begin Data
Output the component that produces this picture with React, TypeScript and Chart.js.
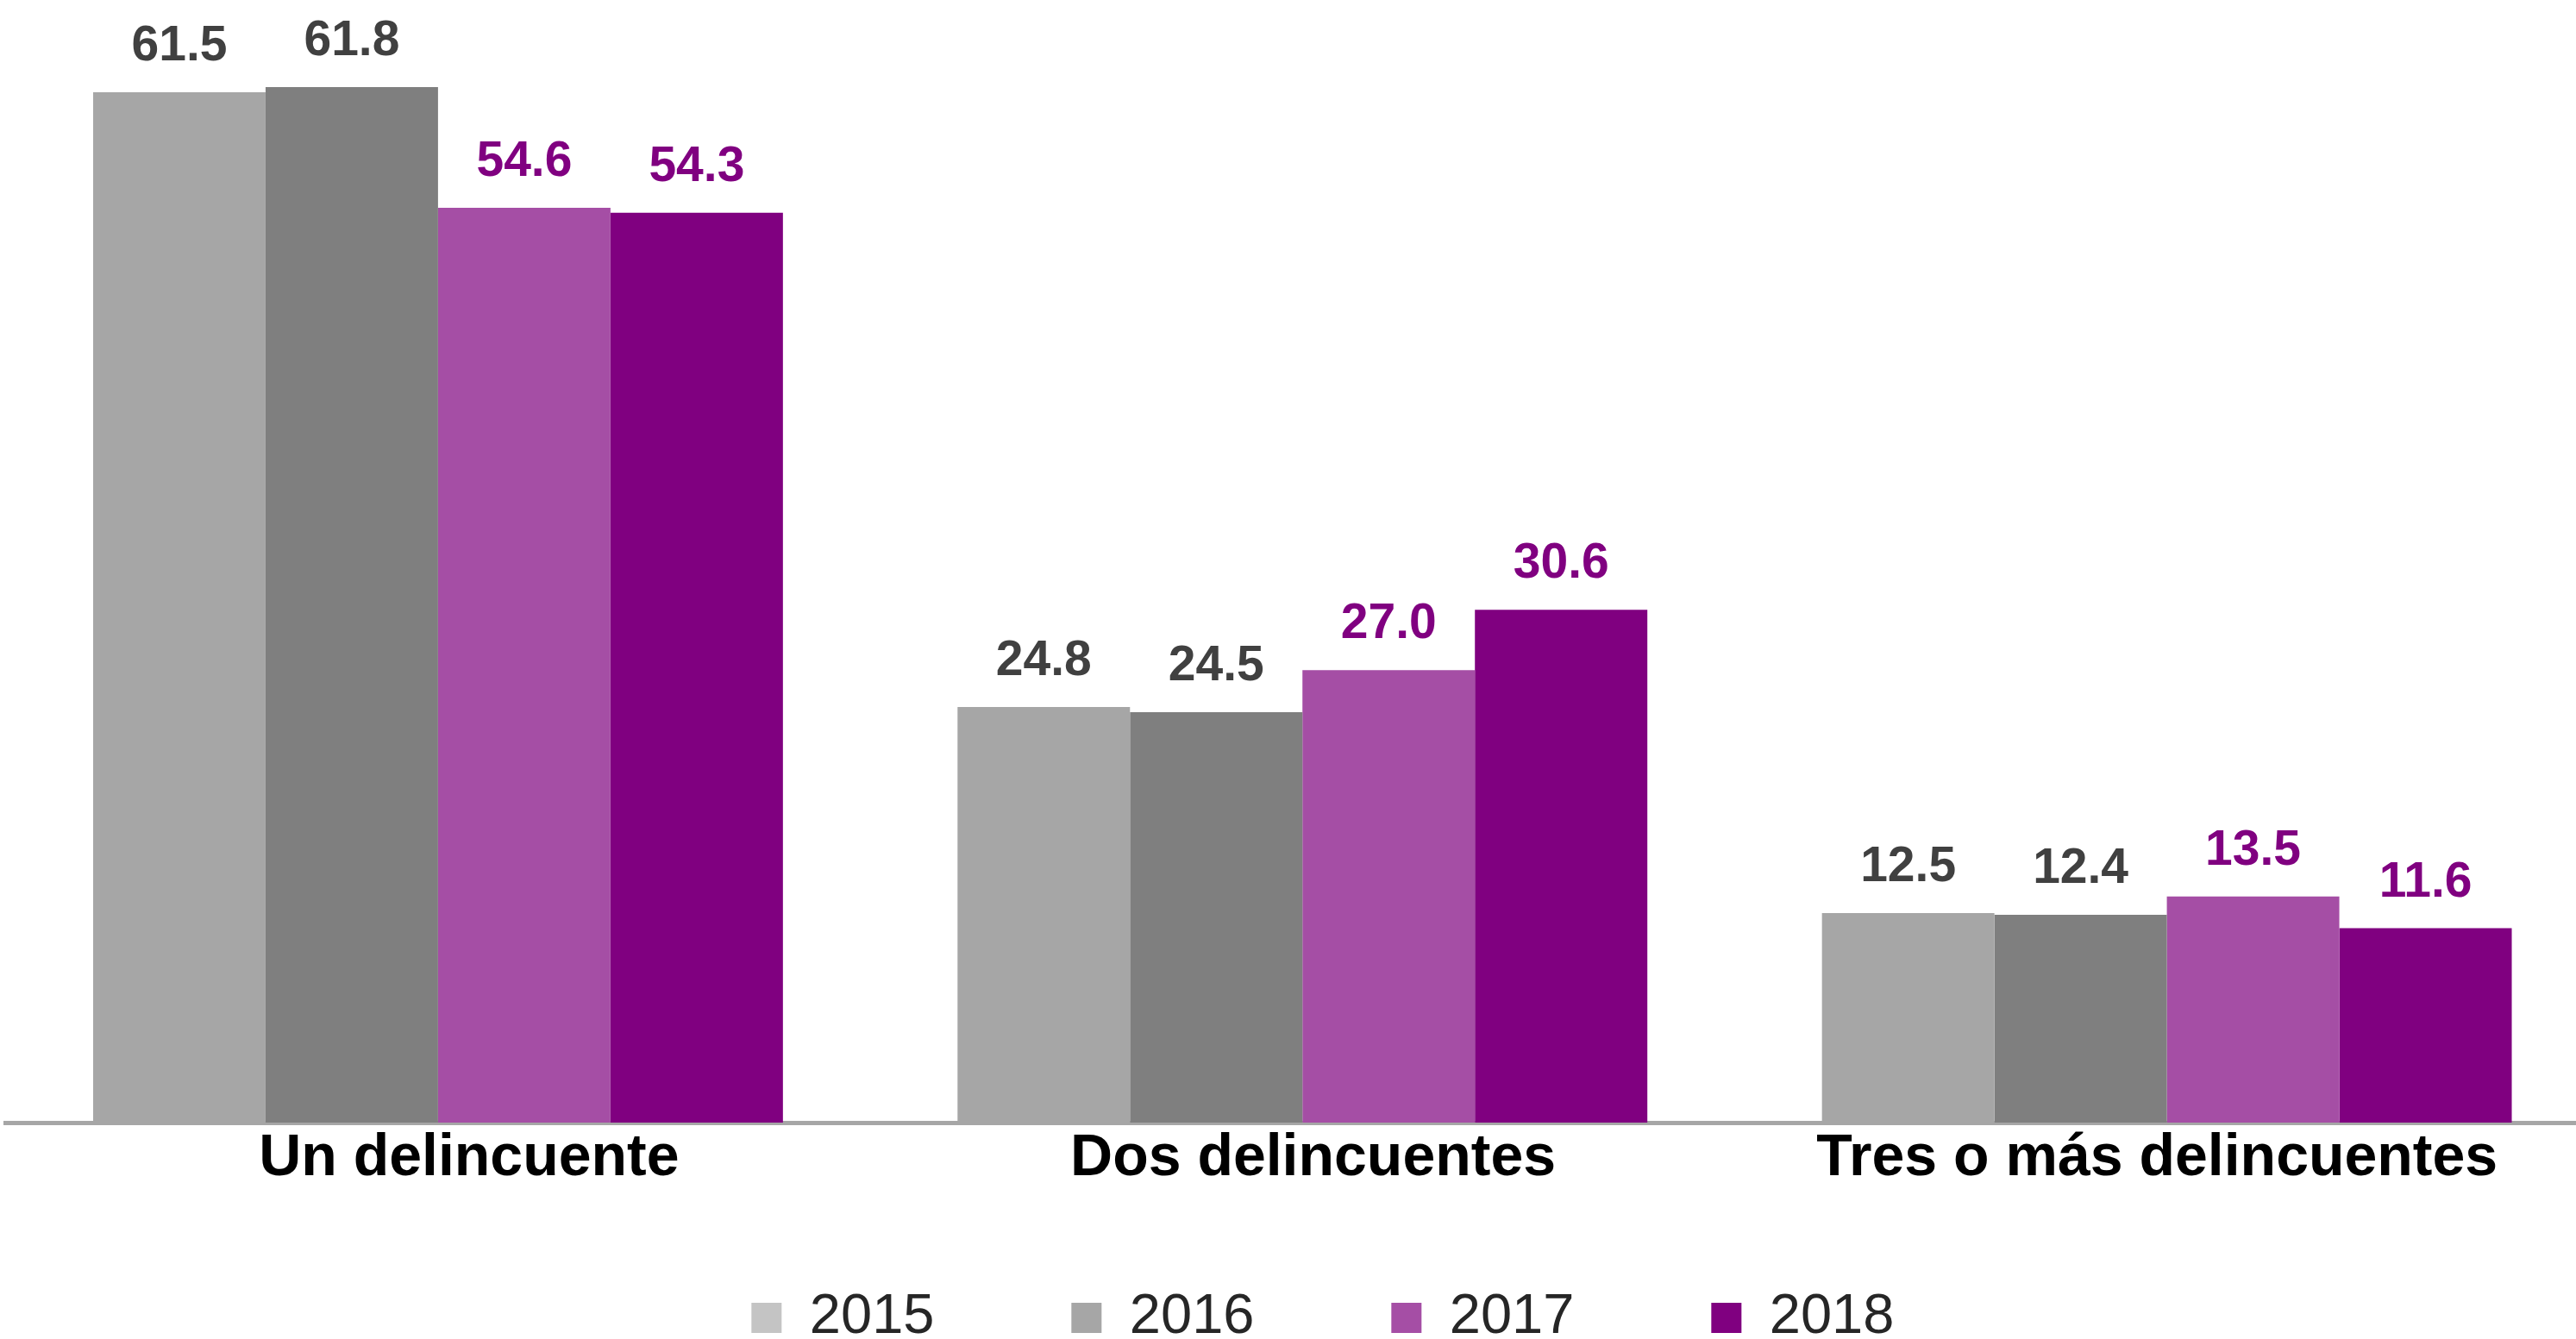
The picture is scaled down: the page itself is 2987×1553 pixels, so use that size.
import React, { useEffect, useRef } from "react";
import { Chart, registerables } from "chart.js";

Chart.register(...registerables);

const categories = ["Un delincuente", "Dos delincuentes", "Tres o más delincuentes"];
const seriesLabels = ["2015", "2016", "2017", "2018"];
const values2015 = [61.5, 24.8, 12.5];
const values2016 = [61.8, 24.5, 12.4];
const values2017 = [54.6, 27.0, 13.5];
const values2018 = [54.3, 30.6, 11.6];
const barColors = ["#A6A6A6", "#7F7F7F", "#A54EA5", "#800080"];
const legendColors = ["#C4C4C4", "#A6A6A6", "#A54EA5", "#800080"];
const labelColors = ["#404040", "#404040", "#800080", "#800080"];

const CANVAS_W = 3061;
const CANVAS_H = 1571;

const valueLabelPlugin = {
  id: "valueLabels",
  afterDatasetsDraw(chart: any) {
    const ctx = chart.ctx;
    ctx.save();
    ctx.font = "bold 57px 'Liberation Sans', Arial, sans-serif";
    ctx.textAlign = "center";
    ctx.textBaseline = "alphabetic";
    chart.data.datasets.forEach((ds: any, di: number) => {
      const meta = chart.getDatasetMeta(di);
      ctx.fillStyle = labelColors[di];
      meta.data.forEach((bar: any, i: number) => {
        const v = ds.data[i] as number;
        ctx.fillText(v.toFixed(1), bar.x, bar.y - 37);
      });
    });
    ctx.restore();
  },
};

export default function App() {
  const canvasRef = useRef<HTMLCanvasElement | null>(null);

  useEffect(() => {
    if (!canvasRef.current) return;
    const allValues = [values2015, values2016, values2017, values2018];
    const chart = new Chart(canvasRef.current, {
      type: "bar",
      data: {
        labels: categories,
        datasets: seriesLabels.map((label, i) => ({
          label,
          data: allValues[i],
          backgroundColor: barColors[i],
          borderWidth: 0,
          categoryPercentage: 0.798,
          barPercentage: 1.0,
        })),
      },
      options: {
        responsive: false,
        animation: false,
        devicePixelRatio: 1,
        layout: { padding: { left: 6.75, right: 0, top: 0, bottom: 0 } },
        plugins: {
          tooltip: { enabled: false },
          title: { display: false },
          legend: {
            display: true,
            position: "bottom",
            labels: {
              boxWidth: 35,
              boxHeight: 35,
              padding: 158.9,
              color: "#262626",
              font: { family: "'Liberation Sans', Arial, sans-serif", size: 65 },
              generateLabels: () =>
                seriesLabels.map((text, i) => ({
                  text,
                  fillStyle: legendColors[i],
                  strokeStyle: legendColors[i],
                  lineWidth: 0,
                  hidden: false,
                  datasetIndex: i,
                  fontColor: "#262626",
                })),
            },
          },
        },
        scales: {
          x: {
            position: "bottom",
            weight: 0,
            grid: { display: false, drawTicks: false },
            border: { display: true, color: "#A6A6A6", width: 5 },
            ticks: { display: false },
            afterFit: (scale: any) => {
              scale.height = 0;
            },
          },
          xl: {
            type: "linear",
            position: "bottom",
            weight: 1,
            offset: false,
            bounds: "data",
            beginAtZero: false,
            min: 0.4512,
            max: 3.5237,
            grid: { display: false, drawTicks: false, offset: false },
            border: { display: false },
            afterBuildTicks: (scale: any) => {
              scale.ticks = categories.map((_, i) => ({ value: i + 1 }));
            },
            ticks: {
              padding: 8,
              color: "#000000",
              font: { family: "'Liberation Sans', Arial, sans-serif", size: 68, weight: "bold", lineHeight: 1 },
              maxRotation: 0,
              autoSkip: false,
              callback: (v: any) => categories[Math.round(Number(v)) - 1] ?? "",
            },
            afterFit: (scale: any) => {
              scale.height = 35.1;
              scale.paddingLeft = 0;
              scale.paddingRight = 0;
              scale._computeLabelArea = () => undefined;
            },
          },
          y: {
            position: "right",
            min: 0,
            max: 67,
            display: true,
            grid: { display: false, drawTicks: false },
            border: { display: false },
            ticks: { display: false },
            afterFit: (scale: any) => {
              scale.width = 47.25;
            },
          },
        },
      },
      plugins: [valueLabelPlugin],
    });
    return () => chart.destroy();
  }, []);

  return (
    <div
      style={{
        position: "fixed",
        left: 0,
        top: 0,
        width: "2987px",
        height: "1553px",
        overflow: "hidden",
        background: "#ffffff",
      }}
    >
      <canvas
        ref={canvasRef}
        width={CANVAS_W}
        height={CANVAS_H}
        style={{ width: CANVAS_W + "px", height: CANVAS_H + "px", display: "block" }}
      />
    </div>
  );
}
end Data
Retype the whole listing exactly and leave the pictures out.

Output the component that produces this picture with React, TypeScript and Chart.js.
The picture is scaled down: the page itself is 2987×1553 pixels, so use that size.
import React, { useEffect, useRef } from "react";
import { Chart, registerables } from "chart.js";

Chart.register(...registerables);

const categories = ["Un delincuente", "Dos delincuentes", "Tres o más delincuentes"];
const seriesLabels = ["2015", "2016", "2017", "2018"];
const values2015 = [61.5, 24.8, 12.5];
const values2016 = [61.8, 24.5, 12.4];
const values2017 = [54.6, 27.0, 13.5];
const values2018 = [54.3, 30.6, 11.6];
const barColors = ["#A6A6A6", "#7F7F7F", "#A54EA5", "#800080"];
const legendColors = ["#C4C4C4", "#A6A6A6", "#A54EA5", "#800080"];
const labelColors = ["#404040", "#404040", "#800080", "#800080"];

const CANVAS_W = 3061;
const CANVAS_H = 1571;

const valueLabelPlugin = {
  id: "valueLabels",
  afterDatasetsDraw(chart: any) {
    const ctx = chart.ctx;
    ctx.save();
    ctx.font = "bold 57px 'Liberation Sans', Arial, sans-serif";
    ctx.textAlign = "center";
    ctx.textBaseline = "alphabetic";
    chart.data.datasets.forEach((ds: any, di: number) => {
      const meta = chart.getDatasetMeta(di);
      ctx.fillStyle = labelColors[di];
      meta.data.forEach((bar: any, i: number) => {
        const v = ds.data[i] as number;
        ctx.fillText(v.toFixed(1), bar.x, bar.y - 37);
      });
    });
    ctx.restore();
  },
};

export default function App() {
  const canvasRef = useRef<HTMLCanvasElement | null>(null);

  useEffect(() => {
    if (!canvasRef.current) return;
    const allValues = [values2015, values2016, values2017, values2018];
    const chart = new Chart(canvasRef.current, {
      type: "bar",
      data: {
        labels: categories,
        datasets: seriesLabels.map((label, i) => ({
          label,
          data: allValues[i],
          backgroundColor: barColors[i],
          borderWidth: 0,
          categoryPercentage: 0.798,
          barPercentage: 1.0,
        })),
      },
      options: {
        responsive: false,
        animation: false,
        devicePixelRatio: 1,
        layout: { padding: { left: 6.75, right: 0, top: 0, bottom: 0 } },
        plugins: {
          tooltip: { enabled: false },
          title: { display: false },
          legend: {
            display: true,
            position: "bottom",
            labels: {
              boxWidth: 35,
              boxHeight: 35,
              padding: 158.9,
              color: "#262626",
              font: { family: "'Liberation Sans', Arial, sans-serif", size: 65 },
              generateLabels: () =>
                seriesLabels.map((text, i) => ({
                  text,
                  fillStyle: legendColors[i],
                  strokeStyle: legendColors[i],
                  lineWidth: 0,
                  hidden: false,
                  datasetIndex: i,
                  fontColor: "#262626",
                })),
            },
          },
        },
        scales: {
          x: {
            position: "bottom",
            weight: 0,
            grid: { display: false, drawTicks: false },
            border: { display: true, color: "#A6A6A6", width: 5 },
            ticks: { display: false },
            afterFit: (scale: any) => {
              scale.height = 0;
            },
          },
          xl: {
            type: "linear",
            position: "bottom",
            weight: 1,
            offset: false,
            bounds: "data",
            beginAtZero: false,
            min: 0.4512,
            max: 3.5237,
            grid: { display: false, drawTicks: false, offset: false },
            border: { display: false },
            afterBuildTicks: (scale: any) => {
              scale.ticks = categories.map((_, i) => ({ value: i + 1 }));
            },
            ticks: {
              padding: 8,
              color: "#000000",
              font: { family: "'Liberation Sans', Arial, sans-serif", size: 68, weight: "bold", lineHeight: 1 },
              maxRotation: 0,
              autoSkip: false,
              callback: (v: any) => categories[Math.round(Number(v)) - 1] ?? "",
            },
            afterFit: (scale: any) => {
              scale.height = 35.1;
              scale.paddingLeft = 0;
              scale.paddingRight = 0;
              scale._computeLabelArea = () => undefined;
            },
          },
          y: {
            position: "right",
            min: 0,
            max: 67,
            display: true,
            grid: { display: false, drawTicks: false },
            border: { display: false },
            ticks: { display: false },
            afterFit: (scale: any) => {
              scale.width = 47.25;
            },
          },
        },
      },
      plugins: [valueLabelPlugin],
    });
    return () => chart.destroy();
  }, []);

  return (
    <div
      style={{
        position: "fixed",
        left: 0,
        top: 0,
        width: "2987px",
        height: "1553px",
        overflow: "hidden",
        background: "#ffffff",
      }}
    >
      <canvas
        ref={canvasRef}
        width={CANVAS_W}
        height={CANVAS_H}
        style={{ width: CANVAS_W + "px", height: CANVAS_H + "px", display: "block" }}
      />
    </div>
  );
}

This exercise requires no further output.